According to two private researchers more action needs to be taken to reduce space pollution by old satellites and rockets.
If nothing is done, they say, certain orbits, especially those used by manned spacecraft, could become more dangerous and remain so for a hundreds of years.
Despite this dire warning space agencies say that while in the past they may have been responsible for a growing amount of space junk, they now have policies to minimise the hazard.
It is estimated that there are nearly 10,000 man-made objects larger that 10 cm (4 inches) in orbit and probably tens of millions of fragments less than 1 cm (0.4 inch).
Donald Kessler, a private consultant, and Phillip Anz-Meador of Viking Science and Technology in Houston, US, gave their warning at a recent conference in Germany.

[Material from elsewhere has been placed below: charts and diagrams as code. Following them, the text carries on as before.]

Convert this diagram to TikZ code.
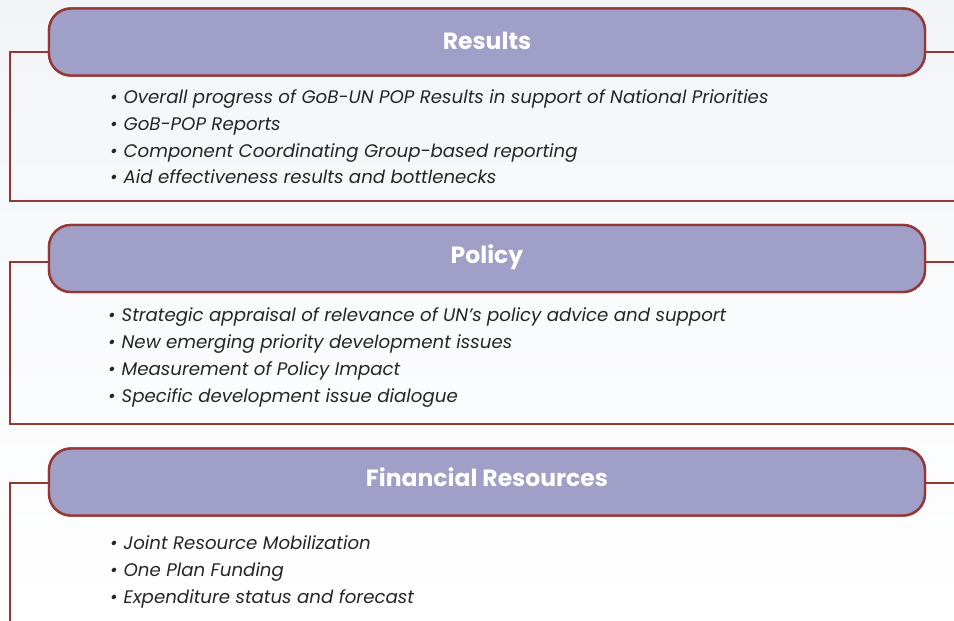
\documentclass[tikz,border=0pt]{standalone}
\usepackage{fontspec}
\setmainfont{Poppins}
\definecolor{hdrfill}{HTML}{A09FC7}
\definecolor{frame}{HTML}{953735}
\definecolor{bgtop}{HTML}{F2F4F8}
\definecolor{txt}{HTML}{262626}
\tikzset{
  hdr/.style={draw=frame, line width=2.4pt, fill=hdrfill, rounded corners=22pt,
    minimum width=876pt, minimum height=67pt, inner sep=0pt},
  ttl/.style={anchor=base, inner sep=0pt, text=white,
    font=\fontsize{23.5}{27}\selectfont\bfseries},
  framel/.style={draw=frame, line width=2pt},
  item/.style={anchor=mid west, inner sep=0pt, text=txt,
    font=\fontsize{18.2}{22}\selectfont\itshape}
}
\begin{document}
\begin{tikzpicture}[x=1pt,y=-1pt]
\useasboundingbox (0,0) rectangle (954,621);
\shade[top color=bgtop, bottom color=white, middle color=white!60!bgtop] (0,0) rectangle (954,621);
% Section 1
\node[hdr] (h1) at (487,42) {};
\coordinate (f1bl) at (10,201);
\coordinate (f1br) at (956,201);
\draw[framel] ([yshift=-10pt]h1.west) -| (f1bl) -- (f1br);
\draw[framel] ([yshift=-10pt]h1.east) -- ++(40,0);
\node[hdr] at (h1) {};
\node[ttl] (t1) at (487,49) {Results};
\node[item] (r1) at (110,101) {•\hspace{6pt}Overall progress of GoB-UN POP Results in support of National Priorities};
\node[item] (r2) at (110,128) {•\hspace{6pt}GoB-POP Reports};
\node[item] (r3) at (110,155) {•\hspace{6pt}Component Coordinating Group-based reporting};
\node[item] (r4) at (110,181) {•\hspace{6pt}Aid effectiveness results and bottlenecks};
% Section 2
\node[hdr] (h2) at (487,258.5) {};
\coordinate (f2bl) at (10,424);
\coordinate (f2br) at (956,424);
\draw[framel] ([yshift=-3pt]h2.west) -| (f2bl) -- (f2br);
\draw[framel] ([yshift=-3pt]h2.east) -- ++(40,0);
\node[hdr] at (h2) {};
\node[ttl] (t2) at (487,263) {Policy};
\node[item] (p1) at (108,319) {•\hspace{6pt}Strategic appraisal of relevance of UN’s policy advice and support};
\node[item] (p2) at (108,346) {•\hspace{6pt}New emerging priority development issues};
\node[item] (p3) at (108,373) {•\hspace{6pt}Measurement of Policy Impact};
\node[item] (p4) at (108,400) {•\hspace{6pt}Specific development issue dialogue};
% Section 3
\node[hdr] (h3) at (487,482) {};
\coordinate (f3bl) at (10,630);
\draw[framel] ([yshift=-1pt]h3.west) -| (f3bl);
\draw[framel] ([yshift=-1pt]h3.east) -- ++(40,0);
\node[hdr] at (h3) {};
\node[ttl] (t3) at (487,486) {Financial Resources};
\node[item] (m1) at (110,547) {•\hspace{6pt}Joint Resource Mobilization};
\node[item] (m2) at (110,574) {•\hspace{6pt}One Plan Funding};
\node[item] (m3) at (110,601) {•\hspace{6pt}Expenditure status and forecast};
\end{tikzpicture}
\end{document}
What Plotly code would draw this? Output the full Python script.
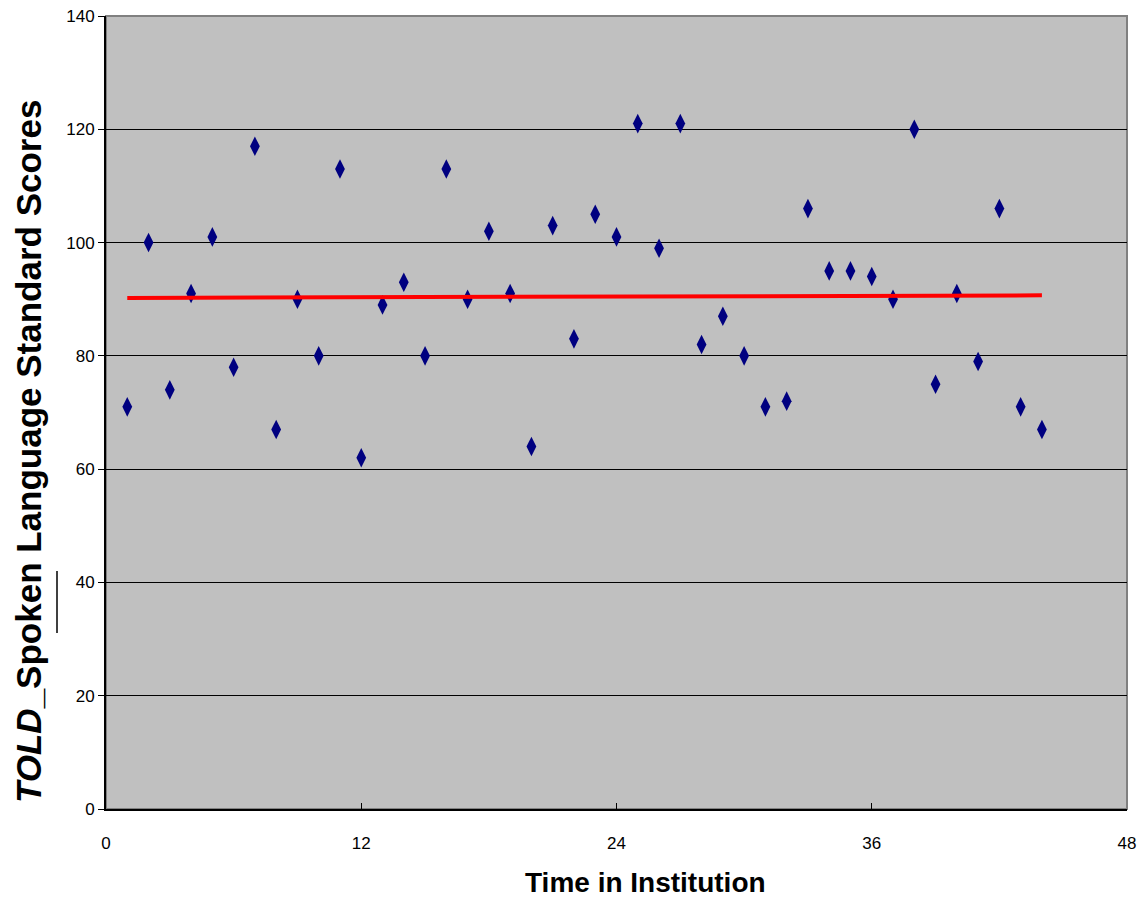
import numpy as np
import plotly.graph_objects as go

months = list(range(1, 45))
scores = [71, 100, 74, 91, 101, 78, 117, 67, 90, 80, 113, 62, 89, 93, 80, 113, 90, 102,
          91, 64, 103, 83, 105, 101, 121, 99, 121, 82, 87, 80, 71, 72, 106, 95, 95, 94,
          90, 120, 75, 91, 79, 106, 71, 67]
x_ticks = [0, 12, 24, 36, 48]
y_ticks = [0, 20, 40, 60, 80, 100, 120, 140]

slope, intercept = np.polyfit(months, scores, 1)
trend_x = [months[0], months[-1]]
trend_y = [slope * v + intercept for v in trend_x]

fig = go.Figure()
fig.add_trace(go.Scatter(x=months, y=scores, mode="markers",
                         marker=dict(symbol="diamond-tall", size=14, color="#000080"),
                         showlegend=False))
fig.add_trace(go.Scatter(x=trend_x, y=trend_y, mode="lines",
                         line=dict(color="#FF0000", width=4), showlegend=False))

W, H = 1142, 904
L, R, T, B = 106, 15, 16, 95
pw, ph = W - L - R, H - T - B

fig.update_layout(
    width=W, height=H,
    margin=dict(l=L, r=R, t=T, b=B, autoexpand=False),
    paper_bgcolor="white", plot_bgcolor="#C0C0C0",
    font=dict(family="Liberation Sans, Arial", color="black"),
    shapes=[
        dict(type="rect", xref="paper", yref="paper", x0=0, x1=1, y0=0, y1=1,
             line=dict(color="#808080", width=2), layer="below"),
        dict(type="line", xref="paper", yref="paper",
             x0=(57 - L) / pw, x1=(57 - L) / pw,
             y0=(H - B - 633) / ph, y1=(H - B - 571) / ph,
             line=dict(color="black", width=1.5)),
    ],
    annotations=[
        dict(text="<b><i>TOLD</i>_Spoken Language Standard Scores</b>",
             xref="paper", yref="paper", x=(29 - L) / pw, y=(H - B - 452) / ph,
             textangle=-90, showarrow=False, xanchor="center", yanchor="middle",
             font=dict(size=35)),
        dict(text="<b>Time in Institution</b>",
             xref="paper", yref="paper", x=(645 - L) / pw, y=(H - B - 882) / ph,
             showarrow=False, xanchor="center", yanchor="middle",
             font=dict(size=28)),
    ],
)
fig.update_xaxes(range=[0, 48], tickvals=x_ticks, ticks="inside", ticklen=6,
                 tickcolor="black", showgrid=False, zeroline=False, automargin=False,
                 showline=True, linecolor="black", linewidth=2,
                 tickfont=dict(size=17), ticklabelstandoff=18)
fig.update_yaxes(range=[0, 140], tickvals=y_ticks, ticks="outside", ticklen=6,
                 tickcolor="black", showgrid=True, gridcolor="black", gridwidth=1,
                 zeroline=False, showline=True, linecolor="black", linewidth=2,
                 automargin=False, tickfont=dict(size=17))

fig.write_html("out.html")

The researchers studied the deliberate destruction of a US military spacecraft in 1985.
In September of that year the P-78 satellite, weighing 850 kg (1874 pounds), was intentionaly struck by a 16 kg (35 pounds) projectile. From the collision 285 fragments were catalogued.
The researchers say that by studying the history of these fragments they can obtain a broad picture about how long space debris would remain in orbit.
Over the following years most of P-78's pieces burnt up in the Earth's atmosphere and by January 1998 only eight fragments remained in space.
From this data the authors of the report conclude that even if nothing is done to reduce the number of satellites in orbit, there is the possibility that they could contribute to a growing cloud of space debris in certain orbits.
...the fragment population would become too hazardous to
continue space operations in low Earth orbit.
Small objects regularly strike satellites and manned spacecraft but so far no manned mission has been seriously affected.
In its 14 years in space the Mir space station did not have its work hindered by space debris, even though its exterior was pitted with minute holes from collisions.